Quivira Council serves youth in south central Kansas, with headquarters in Wichita. Kansa Lodge #198, Order of the Arrow serves local Arrowmen. They currently operate three camps: Camp Kanza (Cub Scouts and Webelos), which provides the name for their Lodge; Quivira Scout Ranch (Scouts BSA and Venturers), at which they host their largest summer camp program each summer, and offer Black Jack Trail, an introduction to backpacking, twice a year; and Camp Mandan which serves units in the western side of the Council.

- High Plains District
- Kanza District
- Osage Nation District
- Pawnee District
- South Winds District
- White Buffalo District
- Santa Fe Trail District

The Quivira Council website http://www.quivira.org/ has links to each district.

==Girl Scouting in Kansas==

There are three Girl Scout councils in Kansas.

===Girl Scouts of Kansas Heartland===

The Girl Scouts of Kansas Heartland serves more than 16,000 girls and nearly 5,000 adult volunteers in 80 counties in Kansas.

It was formed by the merger of six councils in 2008:
- Girl Scouts of Central Kansas,
- Girl Scout Council of The Flint Hills,
- Girl Scouts of Sunflower Council,
- Girl Scouts Wheatbelt Council,
- Girl Scouts of Tumbleweed Council, and
- Girl Scouts of The Golden Plains Council

Headquarters: Wichita, Kansas

Website: http://www.girlscoutskansasheartland.org

Camps:
- Starwoods Outdoor Center is 160 acre in Clearwater, Kansas
- Camp Four Winds near Leon, Kansas. It has a 13 acre lake.
- Camp Double E is 8.3 acre northwest of Emporia, Kansas

===Girl Scouts Missouri Heartland===

Girl Scouts of Missouri Heartland is mostly based in Missouri but serves girls in southeastern Kansas (Bourbon, Cherokee, and Crawford counties) and northeastern Oklahoma. See Scouting in Missouri for more information.

Headquarters: Springfield, Missouri

Website: http://www.girlscoutsrscmo.org

One of its camps is located in Kansas:
- Camp Friendship Fields in Crawford County

===Girl Scouts of Northeast Kansas and Northwest Missouri===

Girl Scouts of Northeast Kansas and Northwest Missouri (GSKSMO) supports girls in 47 counties across Kansas and Missouri.

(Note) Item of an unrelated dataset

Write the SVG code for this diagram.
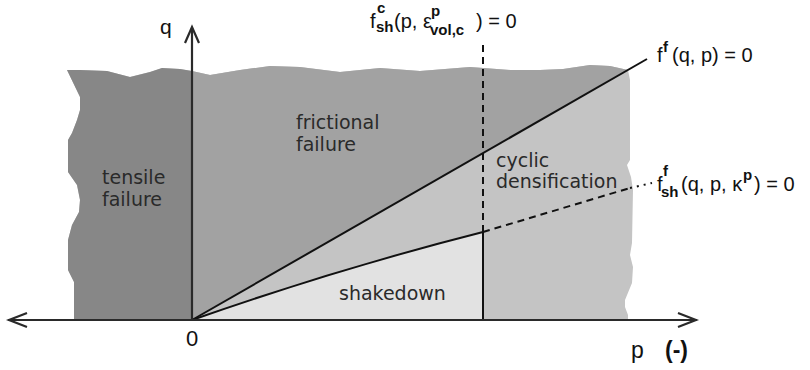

Its Kansas counties include Atchison, Anderson, Brown, Clay, Doniphan, Douglas, Geary, Franklin, Jackson, Jefferson, Johnson, Leavenworth, Linn, Marshall, Miami, Nemaha, Pottawatomie, Riley, Shawnee, Wabaunsee, Washington and Wyandotte counties.

It was established on August 1, 2007, with a merger of three councils: Girl Scouts of Kaw Valley Council, Girl Scouts of the Midland Empire, and Girl Scouts of Mid-Continent Council.

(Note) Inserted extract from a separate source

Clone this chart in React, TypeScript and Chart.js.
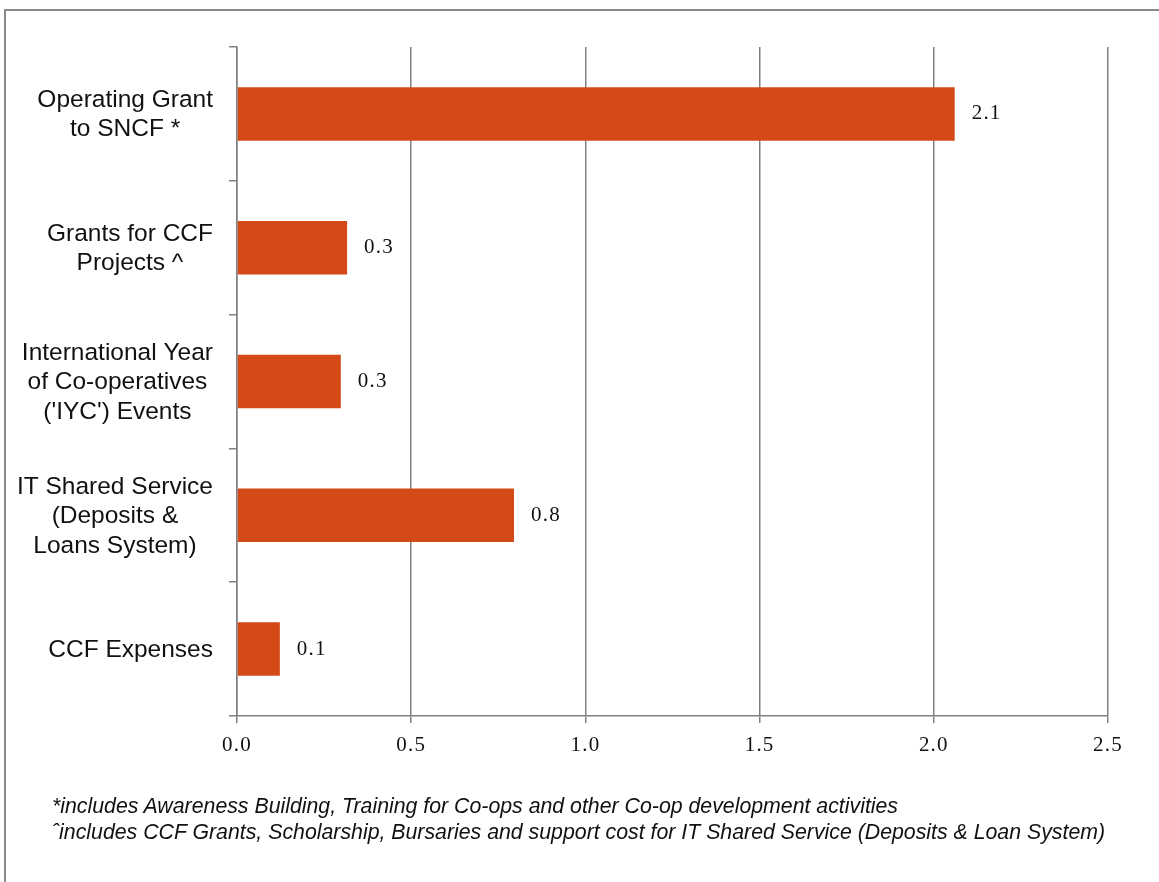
import React, { useEffect, useRef } from "react";
import { Chart, registerables } from "chart.js";

Chart.register(...registerables);

const categories: string[][] = [
  ["Operating Grant", "to SNCF *"],
  ["Grants for CCF", "Projects ^"],
  ["International Year", "of Co-operatives", "('IYC') Events"],
  ["IT Shared Service", "(Deposits &", "Loans System)"],
  ["CCF Expenses"],
];
const values: number[] = [2.06, 0.316, 0.298, 0.795, 0.123];
const xTicks: number[] = [0, 0.5, 1.0, 1.5, 2.0, 2.5];
const footnotes: string[] = [
  "*includes Awareness Building, Training for Co-ops and other Co-op development activities",
  "\u02c6includes CCF Grants, Scholarship, Bursaries and support cost for IT Shared Service (Deposits & Loan System)",
];

const BAR = "#D34A18";
const GRID = "#808080";
const SERIF = "'Liberation Serif', 'DejaVu Serif', serif";
const SANS = "'Liberation Sans', Arial, sans-serif";

const spacing = {
  id: "spacing",
  beforeDraw(chart: any) {
    (chart.ctx as any).letterSpacing = "1.2px";
  },
};

const valueLabels = {
  id: "valueLabels",
  afterDatasetsDraw(chart: any) {
    const ctx = chart.ctx;
    const meta = chart.getDatasetMeta(0);
    ctx.save();
    (ctx as any).letterSpacing = "1.2px";
    ctx.font = `21px ${SERIF}`;
    ctx.fillStyle = "#111";
    ctx.textAlign = "left";
    ctx.textBaseline = "middle";
    meta.data.forEach((el: any, i: number) => {
      ctx.fillText(values[i].toFixed(1), el.x + 17, el.y);
    });
    ctx.restore();
  },
};

const categoryLabels = {
  id: "categoryLabels",
  afterDraw(chart: any) {
    const ctx = chart.ctx;
    const y = chart.scales.y;
    const right = chart.chartArea.left - 24;
    const lh = 29.5;
    ctx.save();
    (ctx as any).letterSpacing = "0px";
    ctx.font = `24.5px ${SANS}`;
    ctx.fillStyle = "#111";
    ctx.textAlign = "center";
    ctx.textBaseline = "middle";
    categories.forEach((lines, i) => {
      const widest = Math.max(...lines.map((l) => ctx.measureText(l).width));
      const cx = right - widest / 2;
      const cy = y.getPixelForTick(i) + 1;
      lines.forEach((l, j) => {
        ctx.fillText(l, cx, cy + (j - (lines.length - 1) / 2) * lh);
      });
    });
    ctx.restore();
  },
};

export default function App() {
  const ref = useRef<HTMLCanvasElement>(null);
  useEffect(() => {
    if (!ref.current) return;
    const chart = new Chart(ref.current, {
      type: "bar",
      data: {
        labels: categories.map((c) => c.join(" ")),
        datasets: [
          {
            data: values,
            backgroundColor: BAR,
            borderWidth: 0,
            barPercentage: 0.4,
            categoryPercentage: 1,
          },
        ],
      },
      options: {
        indexAxis: "y",
        animation: false,
        responsive: false,
        layout: { padding: { left: 0, right: 51, top: 39, bottom: 52 } },
        plugins: { legend: { display: false }, tooltip: { enabled: false } },
        scales: {
          x: {
            min: 0,
            max: 2.5,
            afterBuildTicks: (s: any) => {
              s.ticks = xTicks.map((v) => ({ value: v }));
            },
            afterFit: (s: any) => {
              s.height = 40;
            },
            ticks: {
              font: { family: SERIF, size: 21 },
              color: "#111",
              padding: 10,
              maxRotation: 0,
              callback: (v: any) => Number(v).toFixed(1),
            },
            grid: { color: GRID, lineWidth: 1.5, tickLength: 7, drawTicks: true },
            border: { color: GRID, width: 1.5 },
          },
          y: {
            afterFit: (s: any) => {
              s.width = 229;
            },
            ticks: { display: false },
            grid: {
              offset: true,
              drawOnChartArea: false,
              drawTicks: true,
              tickLength: 8,
              color: GRID,
              lineWidth: 1.5,
            },
            border: { color: GRID, width: 1.5 },
          },
        },
      },
      plugins: [spacing, valueLabels, categoryLabels],
    });
    return () => chart.destroy();
  }, []);

  return (
    <div style={{ position: "relative", width: 1151, height: 850 }}>
      <div
        style={{
          position: "fixed",
          left: 4,
          top: 9,
          width: 1155,
          height: 873,
          boxSizing: "border-box",
          borderTop: "2px solid #8a8a8a",
          borderLeft: "2px solid #8a8a8a",
          pointerEvents: "none",
        }}
      />
      <canvas
        ref={ref}
        width={1151}
        height={800}
        style={{ position: "absolute", left: 0, top: 0, width: 1151, height: 800 }}
      />
      <div
        style={{
          position: "absolute",
          left: 44,
          top: 785,
          fontFamily: SANS,
          fontStyle: "italic",
          fontSize: 21.3,
          lineHeight: "26px",
          color: "#111",
          whiteSpace: "nowrap",
        }}
      >
        {footnotes.map((f, i) => (
          <div key={i}>{f}</div>
        ))}
      </div>
    </div>
  );
}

See Scouting in Missouri for more information.

Headquarters: Overland Park, Kansas

Website: http://www.gsksmo.org

Current Properties:
- Camp Tongawood is 80 acre near Tonganoxie, Kansas
- Camp Prairie Schooner is 176 acre in Kansas City, Missouri
Former Properties:
- Camp Daisy Hindman, founded in 1929, is 160 acre in Dover, Kansas near Topeka. In 2008, Camp Daisy ceased its resident camp programs. It was closed in 2017 and sold in 2018 due to low attendance.
- Camp Cutteru is near Junction City, Kansas. It was purchased by Extreme Kansas Camp, a Christian youth organization.
- Camp Timberlake was 72 acre near Stilwell, Kansas, but was sold in 2009 due to terrain issues.
- Camp ToKaVaCa near Topeka, Kansas. It was closed in 2008 and sold in 2009 as part of a long-range property de-acquisition project following the 2007 merger.